Facebook already offers a star rating system for businesses/locations/Pages. They display your friends' ratings when you visit a page, post your new ratings in friends' News Feeds and occasionally display a widget enticing you to rate places you have visited.
It would seem not too out of the ordinary for facebook to in some way display links to or ratings for businesses you discuss in Messages. I'd be surprised if they hadn't experimented with that.
This doesn't solve any trust problems, there is still no guarantee that the ratings can't be covertly skewed. I don't need even more things messing with my text app and don't want anyone parsing my texts looking for restaurant names. My friends opinions of restaurants are not generally useful. I can't see if they have happy hour, wifi, or take credit cards with just 5 stars. Many restaurants have the same name. Restaurants are location dependent.
Ironically this would be most useful if it clicking on the rating took you to the yelp page so you could see the details, photos, menu, read reviews, and confirm that it is the actual restaurant you're talking about.
Jon, fill your profile.

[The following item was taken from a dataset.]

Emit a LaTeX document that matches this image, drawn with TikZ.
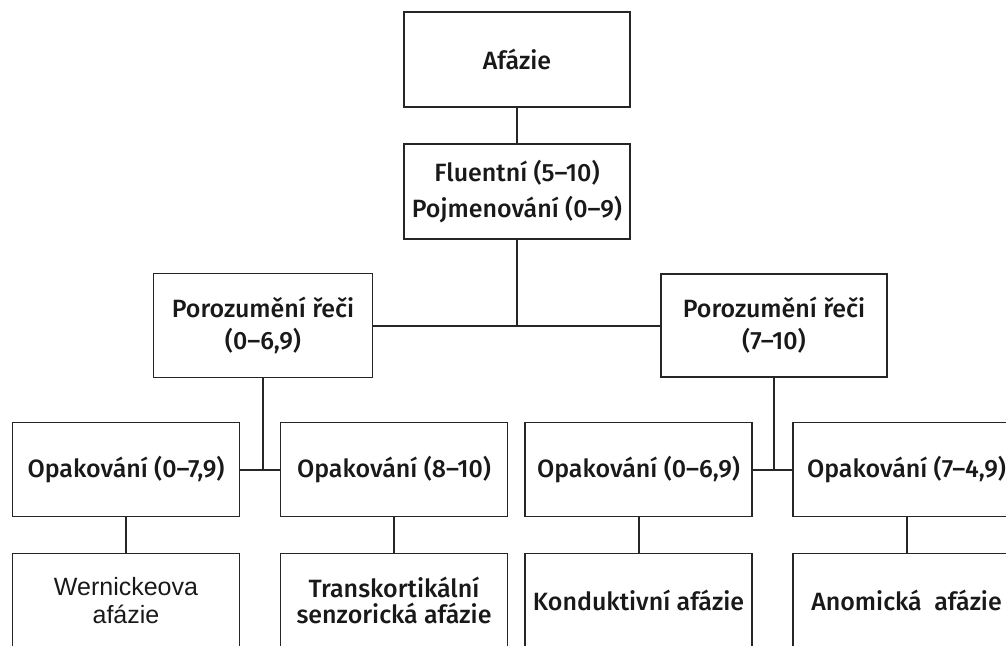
\documentclass[tikz,border=0pt]{standalone}
\usepackage{fontspec}
\setmainfont{Fira Sans}[UprightFont=* Medium]
\newfontfamily\arialfont{Liberation Sans}
\tikzstyle{box} = [rectangle, draw=black!85, line width=0.6pt, text=black!90,
    align=center, minimum width=113.5pt, minimum height=47pt, inner sep=0pt,
    font=\fontsize{12.5}{16}\selectfont]
\tikzstyle{line} = [draw=black!85, line width=1pt]

\begin{document}
\begin{tikzpicture}[x=0.5pt, y=0.5pt, node distance=66pt]
	\useasboundingbox (0,0) rectangle (1006,-645);
	\clip (0,0) rectangle (1006,-645);

	\node [box, minimum width=113pt, minimum height=47.5pt] (afazie) at (517,-59.5) {Afázie};
	\node [box, below of=afazie, minimum width=113pt, minimum height=47.5pt] (fluent) {Fluentní (5–10)\\[2pt]Pojmenování (0–9)};

	\node [box, below of=fluent, node distance=67pt, xshift=-127pt, minimum width=109.5pt, minimum height=52pt] (porl) {Porozumění řeči\\(0–6,9)};
	\node [box, below of=fluent, node distance=67pt, xshift=128.5pt, minimum width=113pt, minimum height=51.5pt] (porr) {Porozumění řeči\\(7–10)};

	\node [box, below of=porl, node distance=72pt, xshift=-68.5pt] (opal1) {Opakování (0–7,9)};
	\node [box, below of=porl, node distance=72pt, xshift=65.5pt] (opal2) {Opakování (8–10)};
	\node [box, below of=porr, node distance=72pt, xshift=-67.75pt] (opar1) {Opakování (0–6,9)};
	\node [box, below of=porr, node distance=72pt, xshift=66.25pt] (opar2) {Opakování (7–4,9)};

	\node [box, below of=opal1, node distance=65.5pt, font=\arialfont\fontsize{12.5}{14}\selectfont] (wernicke) {Wernickeova\\afázie};
	\node [box, below of=opal2, node distance=65.5pt, font=\fontsize{12.5}{13}\selectfont] (transk) {Transkortikální\\senzorická afázie};
	\node [box, below of=opar1, node distance=65.5pt] (kondukt) {Konduktivní afázie};
	\node [box, below of=opar2, node distance=65.5pt] (anomic) {Anomická\ \ afázie};

	\path [line] (afazie) -- (fluent);
	\path [line] (fluent) -- (fluent |- porl);
	\path [line] (porl) -- (porr);

	\path [line] (porl) -- (porl |- opal1);
	\path [line] (opal1) -- (opal2);
	\path [line] (porr) -- (porr |- opar1);
	\path [line] (opar1) -- (opar2);

	\path [line] (opal1) -- (wernicke);
	\path [line] (opal2) -- (transk);
	\path [line] (opar1) -- (kondukt);
	\path [line] (opar2) -- (anomic);
\end{tikzpicture}
\end{document}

First thing, you must file a provisional on this immediately. It's brilliant. Really, awesome effort.
A provisional costs you almost nothing, and the future gain is totally in your hands. In 5 years you can sell it to Apple for $5m. Seriously, it's a no brainer if you have just come up with this, and if it turns out it's unique? In that case you will be all set, but you need 5 years and $50k within 12 months.

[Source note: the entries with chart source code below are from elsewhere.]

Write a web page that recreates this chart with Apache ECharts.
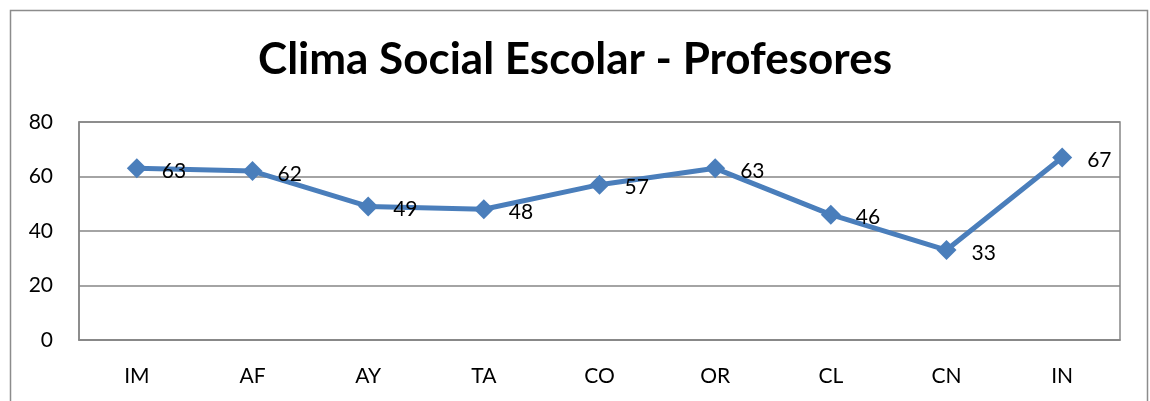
<!DOCTYPE html>
<html><head><meta charset="utf-8">
<script src="https://cdn.jsdelivr.net/npm/echarts@6/dist/echarts.min.js"></script>
<style>html,body{margin:0;padding:0;background:#fff}#c{width:1150px;height:401px}</style>
</head><body><div id="c"></div>
<script>
var categories = ['IM','AF','AY','TA','CO','OR','CL','CN','IN'];
var values = [63,62,49,48,57,63,46,33,67];
var yTicks = [0,20,40,60,80];
var titleText = 'Clima Social Escolar - Profesores';

var chart = echarts.init(document.getElementById('c'), null, {renderer:'canvas'});
chart.setOption({
  animation:false,
  backgroundColor:'#fff',
  graphic:[{type:'rect',shape:{x:10.5,y:10.5,width:1137,height:430},style:{fill:'none',stroke:'#8c8c8c',lineWidth:1.5},silent:true}],
  title:{text:titleText,left:'center',top:33,textStyle:{fontFamily:'Lato',fontWeight:'bold',fontSize:44,color:'#000'}},
  grid:{left:79,right:30,top:122,bottom:61,containLabel:false,show:true,borderColor:'#868686',borderWidth:1.5},
  xAxis:{type:'category',data:categories,boundaryGap:true,
    axisLine:{show:true,lineStyle:{color:'#868686',width:1.5}},axisTick:{show:false},
    axisLabel:{margin:26,fontFamily:'Lato',fontSize:21,color:'#000'},splitLine:{show:false}},
  yAxis:{type:'value',min:0,max:80,interval:20,
    axisLine:{show:true,lineStyle:{color:'#868686',width:1.5}},axisTick:{show:false},
    axisLabel:{margin:26,fontFamily:'Lato',fontSize:21,color:'#000',formatter:function(v){return yTicks.indexOf(v)>=0?String(v):'';}},
    splitLine:{show:true,lineStyle:{color:'#868686',width:1.5}}},
  series:[{type:'line',data:values,symbol:'diamond',symbolSize:20,
    lineStyle:{color:'#4a7ebb',width:5},itemStyle:{color:'#4a7ebb'},
    label:{show:true,position:'right',distance:5,offset:[10,3],fontFamily:'Lato',fontSize:21,color:'#000'}}]
});
</script></body></html>
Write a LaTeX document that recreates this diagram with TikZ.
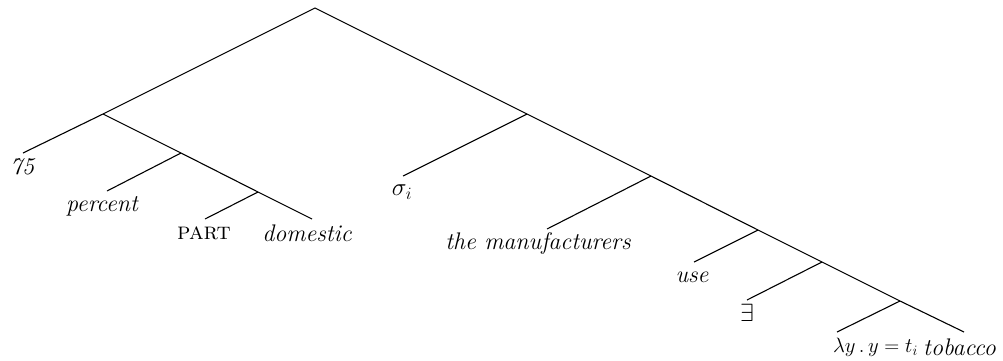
\documentclass[tikz,border=0pt]{standalone}
\usepackage{tikz}
\begin{document}
\begin{tikzpicture}[x=1pt,y=-1pt,
  edge/.style={draw=black,line width=1.1pt},
  lab/.style={inner sep=0pt,font=\fontsize{24}{28}\selectfont\itshape},
  labm/.style={inner sep=0pt,font=\fontsize{24}{28}\selectfont},
  labs/.style={inner sep=0pt,font=\fontsize{21}{25}\selectfont}]
\useasboundingbox (0,0) rectangle (1003,360);
% internal nodes
\coordinate (R) at (315,8);
\coordinate (A) at (103,114);
\coordinate (B) at (181,153);
\coordinate (C) at (258,192);
\coordinate (D) at (527,114);
\coordinate (E) at (651,176);
\coordinate (F) at (758,230);
\coordinate (G) at (822,262);
\coordinate (H) at (900,301);
% leaf ends
\coordinate (l75) at (23,153);
\coordinate (lpercent) at (107,191);
\coordinate (lpart) at (205,219);
\coordinate (ldom) at (312,219);
\coordinate (lsigma) at (403,176);
\coordinate (lman) at (547,229);
\coordinate (luse) at (694,262);
\coordinate (lex) at (747,300);
\coordinate (llam) at (837,332);
\coordinate (ltob) at (964,332);
% labels
\node[lab] (t75) at (22,167) {75};
\node[lab] (tpercent) at (102,206) {percent};
\node[labm] (tpart) at (204,233) {\textsc{part}};
\node[lab] (tdom) at (307,233) {domestic};
\node[labm] (tsigma) at (402,192) {$\sigma_i$};
\node[lab] (tman) at (538,243) {the manufacturers};
\node[lab] (tuse) at (692,277) {use};
\node[labm] (tex) at (747,313) {$\exists$};
\node[labs,anchor=east] (tlam) at (918,347) {$\lambda y\,.\,y=t_i$};
\node[lab,anchor=west] (ttob) at (923,347) {tobacco};
% edges
\draw[edge] (l75) -- (A) -- (R) -- (D) -- (E) -- (F) -- (G) -- (H) -- (ltob);
\draw[edge] (A) -- (B) -- (C) -- (ldom);
\draw[edge] (B) -- (lpercent);
\draw[edge] (C) -- (lpart);
\draw[edge] (D) -- (lsigma);
\draw[edge] (E) -- (lman);
\draw[edge] (F) -- (luse);
\draw[edge] (G) -- (lex);
\draw[edge] (H) -- (llam);
\end{tikzpicture}
\end{document}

So, crowd source this patent or fucking what? Seriously, take my money.
I like the idea, but my first thought was that Apple's iMessage social graph may not be interconnected enough to work. I think that a rating service needs some level of critical mass to succeed. Many restaurants on Yelp only have dozens of reviews globally; if we are going to restrict the pool of raters to first-hop contacts, I wonder if the average user will have enough contacts to get a significant sample size.
The context-aware link inserting has been done by Emu (and Yelp integration too). They were acquired by Google last year, and since have added the [Share Location] action to Hangouts…
I like it. i rarely read yelp reviews. i prefer the aggregate score(stars). i would prefer apple made their own system which accounted for 'device+number+ itunes id per vote' so i know there is some mitigation against fraud reviews and stars because it will map to a person.
Why is this focused at Apple and not at smartphone operating systems in general? I am not sure what integration Windows phone has, but Google Hangouts could at least go across it's messenger system and SMS - might be more widely spread.
I can see how this would help Apple and various data brokers, but I can't see how this would directly and immediately enhance the iMessage experience for the end user. I would be extremely surprised if this became an added feature.